First, Korean companies hold massive assets overseas. Overseas subsidiaries like Samsung Electronics' US office, Hyundai Motor's European factories, and POSCO's Indian steel mill make large profits every year. When sending these profits to headquarters as dividends, if there's a tax burden, they often just leave it overseas. They reinvest in the US or use it locally. But if they don't charge taxes, the incentive to bring it to headquarters increases.
Second, dividend repatriation supplies dollars to the foreign exchange market. When overseas subsidiaries send dividends to headquarters, dollars (or other foreign currency) come to Korea. When companies convert these dollars to won, dollar supply in the foreign exchange market increases and the exchange rate falls. It's the same effect as individual investor repatriation. Especially because large companies' dividend amounts are large, the impact on the exchange rate can be significant.
Third, it can lead to domestic investment and employment expansion. When companies bring money earned overseas to Korea, it can be spent on R&D, factory construction, and employment expansion. Money that was tied up overseas invigorates the domestic economy. Of course, if companies only use this money for shareholder dividends, the effect is limited, but if it leads to investment, it contributes to economic growth in the long term.
Voluntary corporate dividend repatriation is a positive flow that contributes to foreign exchange market stability even without government intervention.
4️⃣ In Conclusion
The government's tax benefit policy is an emergency measure introduced during the exchange rate surge period.
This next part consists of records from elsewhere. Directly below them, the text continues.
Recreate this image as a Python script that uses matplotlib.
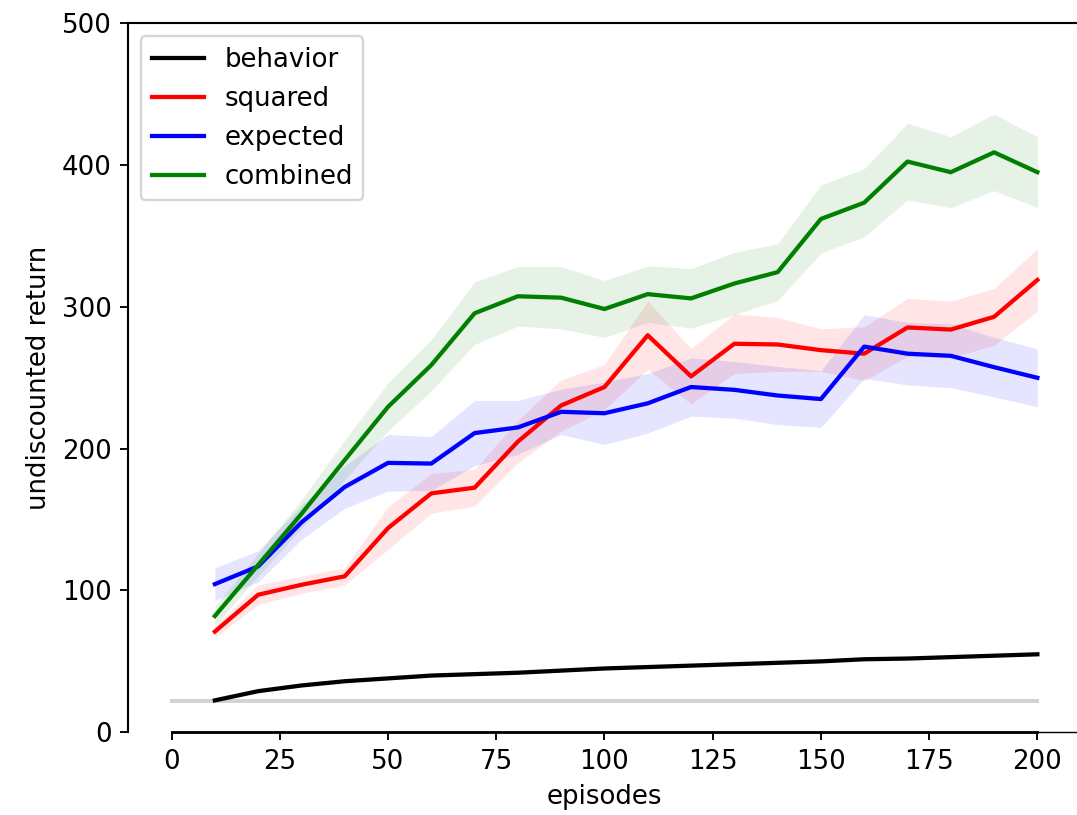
import matplotlib
matplotlib.use("Agg")
import matplotlib.pyplot as plt
import numpy as np

# episodes at which the policies were evaluated
episodes = np.arange(10, 201, 10)

# mean undiscounted return per method
behavior = [22.5, 29, 33, 36, 38, 40, 41, 42, 43.5, 45,
            46, 47, 48, 49, 50, 51.5, 52, 53, 54, 55]
squared = [71, 97, 104, 110, 144, 168.5, 172.5, 205, 230.5, 243.5,
           280, 251, 274, 273.5, 269.5, 267, 285.5, 284, 293, 319]
expected = [104.5, 117, 148, 173, 190, 189.5, 211, 215, 226, 225,
            232, 243.5, 241.5, 237.5, 235, 272, 267, 265.5, 257.5, 250]
combined = [82, 118, 154, 192, 229.5, 259, 295.5, 307.5, 306.5, 298.5,
            309, 306, 316.5, 324.5, 362, 373.5, 402.5, 395, 409, 395]

# half width of the shaded bands
squared_err = [4, 7, 6, 6, 15, 14, 13, 15, 18, 16,
               24, 19.5, 21, 19, 15, 19, 20.5, 20, 20, 22]
expected_err = [11.5, 11, 12, 15, 20, 19, 23, 19, 16, 22,
                21, 20.5, 20, 20.5, 20, 22.5, 22, 22.5, 21, 20.5]
combined_err = [7, 8, 10, 14, 17, 18, 22, 21, 22, 20,
                20, 21, 22, 20, 24, 24, 27, 25, 27, 25]

baseline = 22  # random policy level
baseline_x = [0, 200]

series = [
    ("behavior", behavior, None, "k"),
    ("squared", squared, squared_err, "r"),
    ("expected", expected, expected_err, "b"),
    ("combined", combined, combined_err, "g"),
]

plt.rcParams["font.family"] = "DejaVu Sans"
plt.rcParams["font.size"] = 11

fig = plt.figure(figsize=(1077 / 170, 815 / 170), dpi=170)
ax = fig.add_axes([0.1191, 0.1015, 0.8843, 0.8699])

ax.plot(baseline_x, [baseline, baseline], color="lightgray", lw=1.7)

for name, mean, err, col in series:
    mean = np.asarray(mean, dtype=float)
    ax.plot(episodes, mean, color=col, lw=1.8, label=name)
    if err is not None:
        err = np.asarray(err, dtype=float)
        ax.fill_between(episodes, mean - err, mean + err, color=col,
                        alpha=0.1, lw=0)

ax.set_xlim(-10, 210)
ax.set_ylim(0, 500)
ax.set_xticks(np.arange(0, 201, 25))
ax.set_yticks(np.arange(0, 501, 100))
ax.spines["left"].set_linewidth(0.9)
ax.spines["top"].set_linewidth(0.9)
ax.spines["bottom"].set_bounds(0, 200)
ax.spines["bottom"].set_linewidth(1.2)
# thin continuation of the bottom axis past the last tick
ax.plot([200, 210], [0, 0], color="k", lw=0.6, clip_on=False)

ax.set_xlabel("episodes")
ax.set_ylabel("undiscounted return")
ax.legend(loc="upper left")

fig.savefig("out.png", dpi=170)
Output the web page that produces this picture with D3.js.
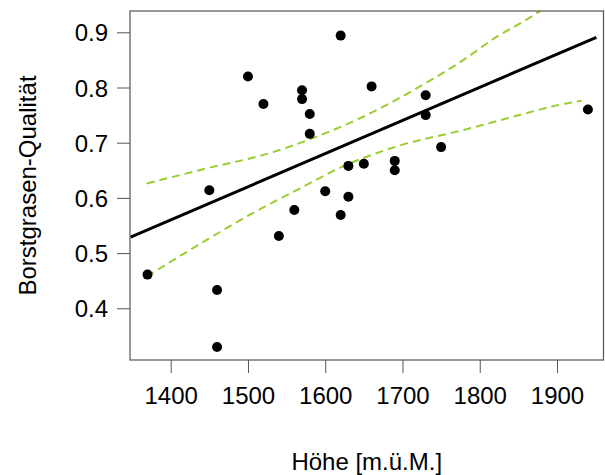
<!DOCTYPE html>
<html>
<head>
<meta charset="utf-8">
<script src="https://cdn.jsdelivr.net/npm/d3@7"></script>
<style>
  body { margin: 0; background: #fff; }
  svg text { font-family: "Liberation Sans", Arial, sans-serif; }
</style>
</head>
<body>
<div id="chart"></div>
<script>
// data
var hoehe = [1370, 1450, 1460, 1460, 1500, 1520, 1540, 1560, 1570, 1570, 1580, 1580, 1600,
             1620, 1620, 1630, 1630, 1650, 1660, 1690, 1690, 1730, 1730, 1750, 1940];
var qualitaet = [0.461, 0.614, 0.433, 0.330, 0.820, 0.770, 0.531, 0.578, 0.795, 0.779, 0.752, 0.716, 0.612,
                 0.894, 0.569, 0.658, 0.602, 0.662, 0.802, 0.667, 0.650, 0.786, 0.750, 0.692, 0.760];

// fitted line
var fitX = [1348, 1951];
var fitY = [0.529, 0.891];

// confidence band
var upperX = [1369, 1448, 1528, 1589, 1649, 1714, 1779, 1822, 1856, 1885];
var upperY = [0.626, 0.654, 0.681, 0.711, 0.747, 0.795, 0.850, 0.892, 0.919, 0.945];
var lowerX = [1369, 1429, 1498, 1563, 1623, 1692, 1779, 1843, 1908, 1932];
var lowerY = [0.458, 0.509, 0.566, 0.614, 0.657, 0.693, 0.723, 0.747, 0.770, 0.776];

var xTicks = [1400, 1500, 1600, 1700, 1800, 1900];
var yTicks = [0.4, 0.5, 0.6, 0.7, 0.8, 0.9];

var W = 605, H = 475;
var pLeft = 130, pRight = 603.5, pTop = 11, pBottom = 360;

var svg = d3.select("#chart").append("svg")
    .attr("width", W)
    .attr("height", H);

var x = d3.scaleLinear().domain([1347.3, 1960.2]).range([pLeft, pRight]);
var y = d3.scaleLinear().domain([0.3063, 0.9386]).range([pBottom, pTop]);

svg.append("clipPath").attr("id", "plotclip")
  .append("rect")
    .attr("x", pLeft).attr("y", pTop)
    .attr("width", pRight - pLeft).attr("height", pBottom - pTop);

// axes
var xAxis = svg.append("g")
    .attr("transform", "translate(0," + pBottom + ")")
    .call(d3.axisBottom(x).tickValues(xTicks).tickSize(13).tickPadding(14).tickFormat(d3.format("d")));
var yAxis = svg.append("g")
    .attr("transform", "translate(" + pLeft + ",0)")
    .call(d3.axisLeft(y).tickValues(yTicks).tickSize(13).tickPadding(9).tickFormat(d3.format(".1f")));

[xAxis, yAxis].forEach(function(a) {
  a.select(".domain").remove();
  a.selectAll("line").attr("stroke", "#555");
  a.selectAll("text").attr("fill", "#000").style("font-size", "24px");
});
yAxis.selectAll("text").attr("dy", "0.36em");
xAxis.selectAll("text").attr("dy", "0.71em");

var plot = svg.append("g").attr("clip-path", "url(#plotclip)");

var line = d3.line()
    .x(function(d) { return x(d[0]); })
    .y(function(d) { return y(d[1]); })
    .curve(d3.curveMonotoneX);

plot.append("path")
    .datum(d3.zip(upperX, upperY))
    .attr("d", line)
    .attr("fill", "none")
    .attr("stroke", "#9ACD32")
    .attr("stroke-width", 2)
    .attr("stroke-dasharray", "8,5");

plot.append("path")
    .datum(d3.zip(lowerX, lowerY))
    .attr("d", line)
    .attr("fill", "none")
    .attr("stroke", "#9ACD32")
    .attr("stroke-width", 2)
    .attr("stroke-dasharray", "8,5");

plot.append("path")
    .datum(d3.zip(fitX, fitY))
    .attr("d", line)
    .attr("fill", "none")
    .attr("stroke", "#000")
    .attr("stroke-width", 3);

plot.selectAll("circle")
    .data(d3.zip(hoehe, qualitaet))
    .enter().append("circle")
    .attr("cx", function(d) { return x(d[0]); })
    .attr("cy", function(d) { return y(d[1]); })
    .attr("r", 5)
    .attr("fill", "#000");

// box
svg.append("rect")
    .attr("x", pLeft).attr("y", pTop)
    .attr("width", pRight - pLeft).attr("height", pBottom - pTop)
    .attr("fill", "none")
    .attr("stroke", "#555")
    .attr("stroke-width", 1.2);

// axis titles
svg.append("text")
    .attr("x", (pLeft + pRight) / 2)
    .attr("y", 470)
    .attr("text-anchor", "middle")
    .style("font-size", "24px")
    .text("Höhe [m.ü.M.]");

svg.append("text")
    .attr("transform", "translate(36," + ((pTop + pBottom) / 2) + ") rotate(-90)")
    .attr("text-anchor", "middle")
    .style("font-size", "24px")
    .text("Borstgrasen-Qualität");
</script>
</body>
</html>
It exempts capital gains tax on up to 50 million won from foreign stock sales, gives up to 100% exemption benefits to early returners, and converts corporate overseas dividends to full tax exemption.
In the short term, there will definitely be effects. The strong incentive of tax savings changes investor behavior. Especially investors who made big profits from foreign stocks are likely to hurry to return in Q1 next year. If tens of trillions of won in funds move, it can have a positive impact on the exchange rate too.
However, long-term effects are uncertain. First, since the RIA account's holding obligation period is 1 year, it can flow out overseas again after that. Second, if the attractiveness of the Korean stock market itself doesn't improve, it's difficult to hold investors with tax benefits alone. Third, since the exchange rate is determined by various factors, it may not be completely stabilized just by fund repatriation.
For individual investors, it's an opportunity to choose. If you made a lot of profit from foreign stocks, it's a good opportunity to save taxes. However, it's not good to forcibly buy Korean stocks just because of taxes. You should choose blue-chip stocks like Samsung Electronics, SK Hynix, Hyundai Motor or stocks with high growth potential.
Companies also have increased incentives to bring overseas dividends to Korea. If these funds lead to domestic investment and employment expansion, it's positive for the entire economy.
The government plans to implement the related system from January next year, aiming for early market stability. For this policy to succeed, voluntary participation by investors is needed, and at the same time, structural improvement of the Korean stock market must be carried out in parallel.
Ultimately, this policy is an emergency prescription for exchange rate stability. There will be short-term effects, but in the long term, strengthening the fundamentals of the Korean economy and capital market is more important. Tax benefits are an opportunity, but investment decisions must be made carefully.